The best-known and most widely used lyrics to the melody were written by German preacher and collector of folk songs August Zarnack. Zarnack's version was originally published under the title "Der schwere Traum" (The heavy dream), and appeared in Zarnack's 1820 book which was a collection of German folk songs intended for primary schools. Zarnack's textbook sold well, and in the 1840s and onwards, "Ich hab die Nacht geträumet" was increasingly included in other music workbooks as well for schools and choirs.

== Lyrics ==
|
Ich hab die Nacht geträumet wohl einen schweren Traum, es wuchs in meinem Garten ein Rosmarienbaum. Ein Kirchhof war der Garten ein Blumenbeet das Grab, und von dem grünen Baume fiel Kron und Blüte ab. Die Blüten tät ich sammeln in einen goldnen Krug, der fiel mir aus den Händen, dass er in Stücken schlug. Draus sah ich Perlen rinnen und Tröpflein rosenrot: Was mag der Traum bedeuten? Ach Liebster, bist Du tot?
 |
I had a dream last night, It was such a worrisome dream, There was growing in my garden, A rosemary tree. A graveyard was the garden, A flowerbed the grave And from the green tree The crown and flower fell. The blossoms I gathered in a golden jar, It fell out of my hands, And smashed to pieces. Out of it I saw pearls trickling And droplets rose-red What could the dream mean?
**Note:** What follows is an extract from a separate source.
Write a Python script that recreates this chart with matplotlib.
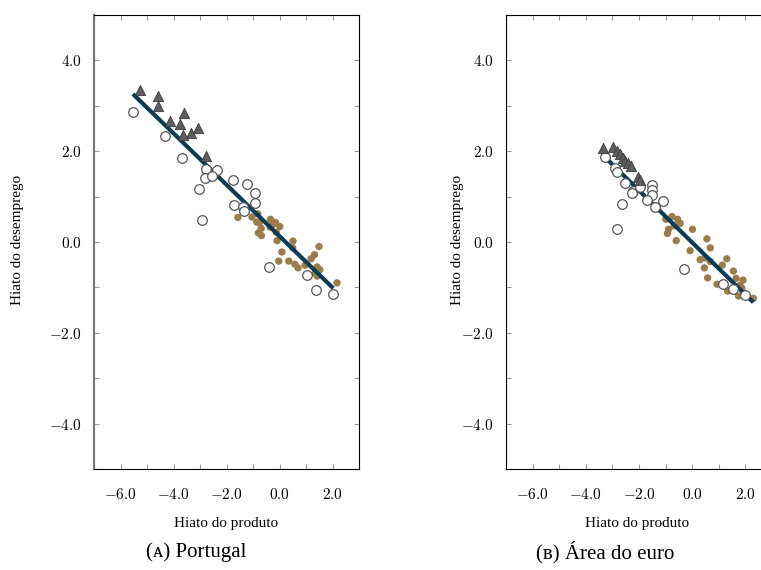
import matplotlib
matplotlib.use("Agg")
import matplotlib.pyplot as plt
from matplotlib.ticker import MultipleLocator, FixedLocator, FixedFormatter

# ---------------- data ----------------
# Portugal
pt_tri_x = [-5.25, -4.57, -4.60, -4.12, -3.60, -3.75, -3.35, -3.09, -3.64, -2.76]
pt_tri_y = [3.34, 3.22, 3.00, 2.67, 2.85, 2.60, 2.40, 2.51, 2.35, 1.89]

pt_open_x = [-5.53, -4.32, -3.68, -2.76, -2.34, -2.81, -2.53, -3.02, -2.91, -1.76,
             -1.23, -0.93, -1.72, -1.36, -1.34, -0.94, -0.41, 1.04, 1.38, 2.02]
pt_open_y = [2.87, 2.33, 1.86, 1.61, 1.59, 1.41, 1.46, 1.17, 0.48, 1.37,
             1.27, 1.08, 0.81, 0.78, 0.68, 0.85, -0.54, -0.73, -1.05, -1.15]

pt_fill_x = [-1.57, -1.04, -0.82, -0.76, -0.86, -0.69, -0.80, -0.68, -0.34, -0.15,
             -0.27, 0.01, -0.36, -0.12, -0.09, 0.09, -0.03, 0.35, 0.51, 0.50,
             0.58, 0.70, 0.97, 1.19, 1.32, 1.49, 1.42, 1.52, 1.35, 1.42, 2.17]
pt_fill_y = [0.54, 0.55, 0.62, 0.43, 0.44, 0.30, 0.20, 0.14, 0.50, 0.43,
             0.37, 0.34, 0.33, 0.21, 0.03, -0.22, -0.42, -0.42, 0.02, -0.13,
             -0.49, -0.57, -0.51, -0.37, -0.28, -0.10, -0.55, -0.61, -0.68, -0.75, -0.90]

pt_line_x = [-5.53, 2.03]
pt_line_y = [3.26, -1.02]

# Euro area
ea_tri_x = [-3.37, -2.96, -2.81, -2.71, -2.61, -2.51, -2.43, -2.31, -2.02, -1.95]
ea_tri_y = [2.06, 2.09, 2.01, 1.93, 1.86, 1.79, 1.73, 1.67, 1.44, 1.37]

ea_open_x = [-3.27, -2.89, -2.83, -2.52, -2.24, -2.27, -1.95, -1.52, -1.52, -1.52,
             -1.70, -1.39, -2.64, -2.81, -1.08, -0.30, 1.15, 1.55, 1.99]
ea_open_y = [1.88, 1.62, 1.55, 1.31, 1.12, 1.07, 1.22, 1.26, 1.15, 1.04,
             0.93, 0.77, 0.83, 0.28, 0.90, -0.60, -0.93, -1.04, -1.17]

ea_fill_x = [-0.99, -0.76, -0.55, -0.45, -0.68, -0.89, -0.93, -0.60, 0.01, -0.08,
             0.55, 0.68, 0.30, 0.49, 0.68, 0.46, 0.58, 1.30, 1.13, 1.55,
             1.65, 1.91, 1.80, 0.93, 1.33, 1.74, 1.87, 2.30]
ea_fill_y = [0.50, 0.56, 0.50, 0.41, 0.36, 0.28, 0.19, 0.03, 0.28, -0.19,
             0.07, -0.13, -0.39, -0.35, -0.43, -0.57, -0.79, -0.37, -0.51, -0.64,
             -0.80, -0.84, -0.95, -0.93, -1.08, -1.19, -1.02, -1.24]

ea_line_x = [-3.30, 2.30]
ea_line_y = [1.88, -1.33]

xtick_vals = [-6, -4, -2, 0, 2]
xtick_labels = [r'$-6.0$', r'$-4.0$', r'$-2.0$', r'$0.0$', r'$2.0$']
ytick_vals = [-4, -2, 0, 2, 4]
ytick_labels = [r'$-4.0$', r'$-2.0$', r'$0.0$', r'$2.0$', r'$4.0$']

xlabel = "Hiato do produto"
ylabel = "Hiato do desemprego"
captions = ["(\u1d00) Portugal", "(\u0299) Área do euro"]

# ---------------- style ----------------
plt.rcParams['mathtext.fontset'] = 'cm'
serif = ['Liberation Serif', 'DejaVu Serif', 'DejaVu Sans']

W, H = 761, 570
fig = plt.figure(figsize=(W / 100, H / 100), dpi=100)

line_col = '#0b3c55'
fill_col = '#9a7d4b'
tri_col = '#5e5e5e'
open_edge = '#555555'

ax1 = fig.add_axes([94 / W, 101 / H, 265 / W, 454 / H])
ax2 = fig.add_axes([506 / W, 101 / H, 266 / W, 454 / H])

panels = [
    (ax1, pt_tri_x, pt_tri_y, pt_open_x, pt_open_y, pt_fill_x, pt_fill_y, pt_line_x, pt_line_y),
    (ax2, ea_tri_x, ea_tri_y, ea_open_x, ea_open_y, ea_fill_x, ea_fill_y, ea_line_x, ea_line_y),
]

for ax, tx, ty, ox, oy, fx, fy, lx, ly in panels:
    ax.scatter(fx, fy, s=28, color=fill_col, edgecolors='none', zorder=2)
    ax.plot(lx, ly, color=line_col, lw=3.0, solid_capstyle='butt', zorder=3)
    ax.scatter(ox, oy, s=48, facecolors='white', edgecolors=open_edge, linewidths=0.9, zorder=4)
    ax.scatter(tx, ty, s=55, marker='^', color=tri_col, edgecolors='#3a3a3a', linewidths=0.6, zorder=5)

    ax.set_xlim(-7, 3)
    ax.set_ylim(-5, 5)
    ax.xaxis.set_major_locator(FixedLocator(xtick_vals))
    ax.xaxis.set_major_formatter(FixedFormatter(xtick_labels))
    ax.yaxis.set_major_locator(FixedLocator(ytick_vals))
    ax.yaxis.set_major_formatter(FixedFormatter(ytick_labels))
    ax.xaxis.set_minor_locator(MultipleLocator(1))
    ax.yaxis.set_minor_locator(MultipleLocator(1))
    ax.tick_params(which='both', direction='in', top=True, right=True,
                   length=3.5, width=0.8, color='#999999')
    ax.tick_params(axis='x', which='major', pad=13, labelsize=11)
    ax.tick_params(axis='y', which='major', pad=9, labelsize=11)
    for sp in ax.spines.values():
        sp.set_linewidth(0.8)
        sp.set_color('black')

ax1.spines['left'].set_color('#777777')
ax1.spines['left'].set_linewidth(1.6)

# axis labels
fig.text(226 / W, 1 - 524 / H, xlabel, ha='center', va='center', fontsize=11, family=serif)
fig.text(637 / W, 1 - 524 / H, xlabel, ha='center', va='center', fontsize=11, family=serif)
fig.text(18 / W, 1 - 240 / H, ylabel, ha='center', va='center', rotation=90, fontsize=11, family=serif)
fig.text(458 / W, 1 - 240 / H, ylabel, ha='center', va='center', rotation=90, fontsize=11, family=serif)

# captions
fig.text(196 / W, 1 - 552 / H, captions[0], ha='center', va='center', fontsize=15, family=serif)
fig.text(605 / W, 1 - 552 / H, captions[1], ha='center', va='center', fontsize=15, family=serif)

fig.savefig('out.png', dpi=100)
Oh, my love, are you dead?
 |

==Melody==

Source

== Musical settings ==
Johannes Brahms wrote a choral version of the song between 1859 and 1862. Max Reger published two versions for choir a cappella, in 1898 a setting for men's chorus choral (TTBB) as No. 5 of WoO VI/6, and in 1899 a setting for mixed choir as No. 4 of WoO VI/11. In 2004, the German band Heimatærde released its first EP named after the song, including two versions of it. The 2016 video game Civilization VI uses four versions of the song as its theme for the German civilization.